1) In particular, the article on the manuscript with a complete catalogue of concordances (Brown 1983b) allows me to restrict the following account to the essential facts and to concentrate on supplementing Brown’s article at a few points. I must however make it clear that my interpretation of the available information as regards dating and the use of the manuscript differs from the views expressed in Brown’s article.

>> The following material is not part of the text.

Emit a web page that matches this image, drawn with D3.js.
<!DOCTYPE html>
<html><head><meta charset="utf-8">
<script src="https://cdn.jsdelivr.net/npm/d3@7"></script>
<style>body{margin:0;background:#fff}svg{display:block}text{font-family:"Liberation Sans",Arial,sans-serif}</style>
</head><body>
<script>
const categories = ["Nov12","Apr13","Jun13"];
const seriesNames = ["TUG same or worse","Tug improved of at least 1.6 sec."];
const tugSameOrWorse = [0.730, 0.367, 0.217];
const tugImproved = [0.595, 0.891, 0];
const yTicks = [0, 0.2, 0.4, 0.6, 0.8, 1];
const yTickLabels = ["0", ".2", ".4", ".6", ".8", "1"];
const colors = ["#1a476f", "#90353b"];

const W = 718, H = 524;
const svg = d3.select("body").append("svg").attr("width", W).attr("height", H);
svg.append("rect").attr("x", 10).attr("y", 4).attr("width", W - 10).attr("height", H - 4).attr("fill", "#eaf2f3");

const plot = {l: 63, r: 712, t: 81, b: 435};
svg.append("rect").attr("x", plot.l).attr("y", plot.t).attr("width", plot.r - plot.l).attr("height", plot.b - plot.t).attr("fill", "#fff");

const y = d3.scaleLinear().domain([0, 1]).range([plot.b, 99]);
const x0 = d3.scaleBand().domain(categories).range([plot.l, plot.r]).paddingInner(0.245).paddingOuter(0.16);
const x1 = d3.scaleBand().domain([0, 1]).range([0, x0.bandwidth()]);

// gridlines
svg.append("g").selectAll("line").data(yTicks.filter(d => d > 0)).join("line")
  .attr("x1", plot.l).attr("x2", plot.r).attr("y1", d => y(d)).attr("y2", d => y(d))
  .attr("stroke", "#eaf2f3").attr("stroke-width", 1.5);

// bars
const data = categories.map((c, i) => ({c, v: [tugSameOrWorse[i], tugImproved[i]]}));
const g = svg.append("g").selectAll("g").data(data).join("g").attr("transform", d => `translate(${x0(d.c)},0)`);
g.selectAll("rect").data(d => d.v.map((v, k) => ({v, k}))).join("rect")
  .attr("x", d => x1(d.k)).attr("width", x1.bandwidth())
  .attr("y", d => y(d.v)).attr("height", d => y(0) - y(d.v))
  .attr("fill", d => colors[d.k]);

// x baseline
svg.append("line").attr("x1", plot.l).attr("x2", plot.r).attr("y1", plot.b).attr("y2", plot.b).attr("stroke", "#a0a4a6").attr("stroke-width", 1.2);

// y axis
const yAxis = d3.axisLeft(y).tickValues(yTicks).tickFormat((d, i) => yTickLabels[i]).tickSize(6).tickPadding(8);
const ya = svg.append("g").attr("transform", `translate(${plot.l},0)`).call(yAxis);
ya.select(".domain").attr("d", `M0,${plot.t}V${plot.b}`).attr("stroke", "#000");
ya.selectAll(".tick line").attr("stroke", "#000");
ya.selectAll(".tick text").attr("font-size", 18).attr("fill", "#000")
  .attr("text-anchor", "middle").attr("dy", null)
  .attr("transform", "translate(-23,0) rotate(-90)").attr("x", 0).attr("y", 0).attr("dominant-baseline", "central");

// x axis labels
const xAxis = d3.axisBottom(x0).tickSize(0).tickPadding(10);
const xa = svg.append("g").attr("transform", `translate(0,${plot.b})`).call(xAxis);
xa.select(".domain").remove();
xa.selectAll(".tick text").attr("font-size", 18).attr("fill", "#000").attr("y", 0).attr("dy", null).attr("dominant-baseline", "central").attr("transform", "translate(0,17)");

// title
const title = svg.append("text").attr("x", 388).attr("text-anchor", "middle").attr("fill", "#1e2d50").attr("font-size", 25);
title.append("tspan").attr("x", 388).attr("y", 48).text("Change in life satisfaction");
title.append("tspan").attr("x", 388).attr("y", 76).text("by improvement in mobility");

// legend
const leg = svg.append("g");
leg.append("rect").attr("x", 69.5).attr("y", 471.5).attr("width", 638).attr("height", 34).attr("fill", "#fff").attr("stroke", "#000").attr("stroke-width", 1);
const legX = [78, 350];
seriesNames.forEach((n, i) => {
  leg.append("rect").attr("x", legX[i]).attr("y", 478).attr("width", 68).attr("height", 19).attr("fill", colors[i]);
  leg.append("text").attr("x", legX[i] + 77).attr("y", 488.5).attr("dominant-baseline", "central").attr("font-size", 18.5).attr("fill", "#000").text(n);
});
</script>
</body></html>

2) Isabel Kraft finds that this André on f. 80v wrote the words “L’an mille cinq cens” (Kraft 2009, p. 66). It would be nice to have an authentic dating of the MS, but this interpretation of the scribbles regrettably is a too wishful reading. If the book is turned upside-down one sees at the top of the page the word “L’ami” (not “L’an”) and further down on the page, after scribbles written in the opposite direction, comes what she reads as “mille cinq cens”, but could been seen as different words also. Anybody could have written these nearly indecipherable words. What is certain is that the scribbles was added later than the poem on this page, »Faulces Amours, Dieu vous maudire«, and this poem is an exact copy of the text of a chanson (no. 32), which was among the last entries made by the three main writers of the MS (see further the sections Dating and function and Comments on Hand B’s last entries). This means that the scribbling happened at a date, when the book probably had lost most of its value as a source for music and poems.